## Job
Write out every line below that includes the word "with".

## Source excerpt
>> begin

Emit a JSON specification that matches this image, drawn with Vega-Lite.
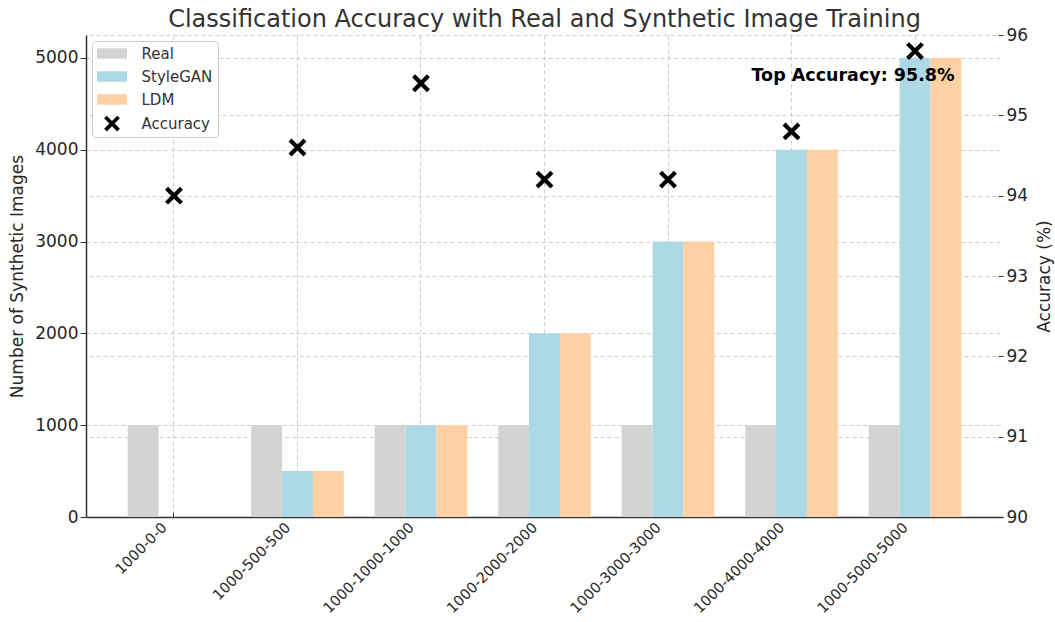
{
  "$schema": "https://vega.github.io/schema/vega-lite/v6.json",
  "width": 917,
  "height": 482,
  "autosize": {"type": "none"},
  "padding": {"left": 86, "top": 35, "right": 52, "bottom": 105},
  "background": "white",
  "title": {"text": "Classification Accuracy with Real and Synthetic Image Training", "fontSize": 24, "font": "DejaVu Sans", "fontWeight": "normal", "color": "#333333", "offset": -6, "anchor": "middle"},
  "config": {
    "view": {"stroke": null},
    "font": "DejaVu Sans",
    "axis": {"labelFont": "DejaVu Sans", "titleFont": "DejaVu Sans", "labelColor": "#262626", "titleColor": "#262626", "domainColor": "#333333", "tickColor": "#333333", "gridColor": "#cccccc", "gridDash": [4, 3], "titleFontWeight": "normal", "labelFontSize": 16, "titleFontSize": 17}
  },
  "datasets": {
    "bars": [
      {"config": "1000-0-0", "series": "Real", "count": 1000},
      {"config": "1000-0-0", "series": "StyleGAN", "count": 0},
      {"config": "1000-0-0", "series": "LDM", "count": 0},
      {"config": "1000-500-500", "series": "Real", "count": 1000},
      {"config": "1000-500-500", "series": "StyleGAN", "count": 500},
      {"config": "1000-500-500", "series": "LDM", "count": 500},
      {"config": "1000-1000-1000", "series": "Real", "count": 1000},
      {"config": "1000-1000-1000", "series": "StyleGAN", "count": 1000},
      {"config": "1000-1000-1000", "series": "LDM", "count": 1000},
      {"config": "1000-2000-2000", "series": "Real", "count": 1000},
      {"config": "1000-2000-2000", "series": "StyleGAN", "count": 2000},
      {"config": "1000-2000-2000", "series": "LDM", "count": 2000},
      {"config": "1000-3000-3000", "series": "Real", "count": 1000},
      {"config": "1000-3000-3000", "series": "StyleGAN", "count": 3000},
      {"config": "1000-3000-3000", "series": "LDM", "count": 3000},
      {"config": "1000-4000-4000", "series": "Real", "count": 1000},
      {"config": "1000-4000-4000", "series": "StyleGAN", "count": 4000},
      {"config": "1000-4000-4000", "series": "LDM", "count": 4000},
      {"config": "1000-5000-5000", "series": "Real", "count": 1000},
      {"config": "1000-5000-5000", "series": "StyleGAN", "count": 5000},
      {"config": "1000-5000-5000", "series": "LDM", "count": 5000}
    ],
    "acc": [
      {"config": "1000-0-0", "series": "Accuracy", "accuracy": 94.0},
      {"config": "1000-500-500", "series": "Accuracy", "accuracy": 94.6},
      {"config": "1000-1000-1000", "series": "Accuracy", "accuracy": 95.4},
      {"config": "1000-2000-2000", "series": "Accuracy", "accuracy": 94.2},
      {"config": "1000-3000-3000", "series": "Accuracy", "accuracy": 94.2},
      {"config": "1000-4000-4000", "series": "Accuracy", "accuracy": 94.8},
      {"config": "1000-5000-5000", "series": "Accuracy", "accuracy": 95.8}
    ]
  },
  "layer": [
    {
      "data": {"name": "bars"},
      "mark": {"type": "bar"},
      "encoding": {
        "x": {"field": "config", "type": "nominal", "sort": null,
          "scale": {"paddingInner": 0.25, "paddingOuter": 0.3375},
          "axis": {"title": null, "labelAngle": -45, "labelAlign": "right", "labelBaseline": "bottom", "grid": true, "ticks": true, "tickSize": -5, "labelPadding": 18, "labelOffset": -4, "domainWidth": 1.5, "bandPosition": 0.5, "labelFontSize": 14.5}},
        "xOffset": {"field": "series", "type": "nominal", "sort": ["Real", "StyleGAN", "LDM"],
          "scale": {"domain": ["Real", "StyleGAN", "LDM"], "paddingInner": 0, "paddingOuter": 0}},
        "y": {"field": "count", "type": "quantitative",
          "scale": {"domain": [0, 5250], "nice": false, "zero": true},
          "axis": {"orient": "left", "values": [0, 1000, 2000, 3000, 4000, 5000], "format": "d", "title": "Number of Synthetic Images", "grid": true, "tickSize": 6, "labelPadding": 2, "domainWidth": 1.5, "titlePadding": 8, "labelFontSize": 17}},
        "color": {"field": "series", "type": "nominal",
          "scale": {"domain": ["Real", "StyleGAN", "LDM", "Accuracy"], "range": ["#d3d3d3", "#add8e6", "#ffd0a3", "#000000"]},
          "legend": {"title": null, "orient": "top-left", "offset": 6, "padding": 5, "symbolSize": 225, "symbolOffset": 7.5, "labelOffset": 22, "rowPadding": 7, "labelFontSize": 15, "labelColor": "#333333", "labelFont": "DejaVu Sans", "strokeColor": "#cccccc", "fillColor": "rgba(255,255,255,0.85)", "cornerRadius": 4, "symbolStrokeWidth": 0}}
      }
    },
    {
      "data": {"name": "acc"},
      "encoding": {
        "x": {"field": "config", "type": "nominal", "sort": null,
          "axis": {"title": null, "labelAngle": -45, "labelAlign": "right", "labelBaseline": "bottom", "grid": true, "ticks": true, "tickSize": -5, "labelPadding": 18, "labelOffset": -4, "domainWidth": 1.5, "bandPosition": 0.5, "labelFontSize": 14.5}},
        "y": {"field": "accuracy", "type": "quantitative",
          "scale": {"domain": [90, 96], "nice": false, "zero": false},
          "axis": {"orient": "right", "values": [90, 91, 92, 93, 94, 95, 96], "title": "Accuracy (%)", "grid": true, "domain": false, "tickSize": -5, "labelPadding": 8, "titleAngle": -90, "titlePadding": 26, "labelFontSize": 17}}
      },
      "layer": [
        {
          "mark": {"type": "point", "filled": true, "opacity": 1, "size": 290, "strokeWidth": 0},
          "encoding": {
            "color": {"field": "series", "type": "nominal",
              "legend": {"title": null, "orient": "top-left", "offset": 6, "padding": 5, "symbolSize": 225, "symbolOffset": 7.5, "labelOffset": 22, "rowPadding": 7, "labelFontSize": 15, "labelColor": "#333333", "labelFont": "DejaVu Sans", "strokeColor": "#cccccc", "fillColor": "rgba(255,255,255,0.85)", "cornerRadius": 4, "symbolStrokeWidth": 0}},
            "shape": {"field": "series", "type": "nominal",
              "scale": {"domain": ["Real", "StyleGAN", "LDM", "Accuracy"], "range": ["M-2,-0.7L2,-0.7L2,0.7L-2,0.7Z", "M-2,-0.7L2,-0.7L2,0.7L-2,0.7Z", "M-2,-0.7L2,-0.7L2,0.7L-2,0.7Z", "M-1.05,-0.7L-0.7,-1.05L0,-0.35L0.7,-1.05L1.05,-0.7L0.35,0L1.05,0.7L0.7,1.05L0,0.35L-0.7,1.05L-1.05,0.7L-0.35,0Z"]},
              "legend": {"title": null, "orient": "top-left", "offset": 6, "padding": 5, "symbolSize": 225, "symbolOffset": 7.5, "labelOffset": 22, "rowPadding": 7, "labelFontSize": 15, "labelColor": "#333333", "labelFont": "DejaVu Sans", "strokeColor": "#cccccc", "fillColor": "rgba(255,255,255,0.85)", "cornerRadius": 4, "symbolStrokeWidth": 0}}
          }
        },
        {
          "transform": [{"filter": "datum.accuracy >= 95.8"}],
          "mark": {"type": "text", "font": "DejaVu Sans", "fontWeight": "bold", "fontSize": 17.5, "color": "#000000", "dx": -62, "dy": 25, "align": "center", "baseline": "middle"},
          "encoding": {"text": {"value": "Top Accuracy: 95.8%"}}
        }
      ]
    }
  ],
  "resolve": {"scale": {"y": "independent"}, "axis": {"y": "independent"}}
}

>> end

## Answer to this problem
Emit a JSON specification that matches this image, drawn with Vega-Lite.
  "title": {"text": "Classification Accuracy with Real and Synthetic Image Training", "fontSize": 24, "font": "DejaVu Sans", "fontWeight": "normal", "color": "#333333", "offset": -6, "anchor": "middle"},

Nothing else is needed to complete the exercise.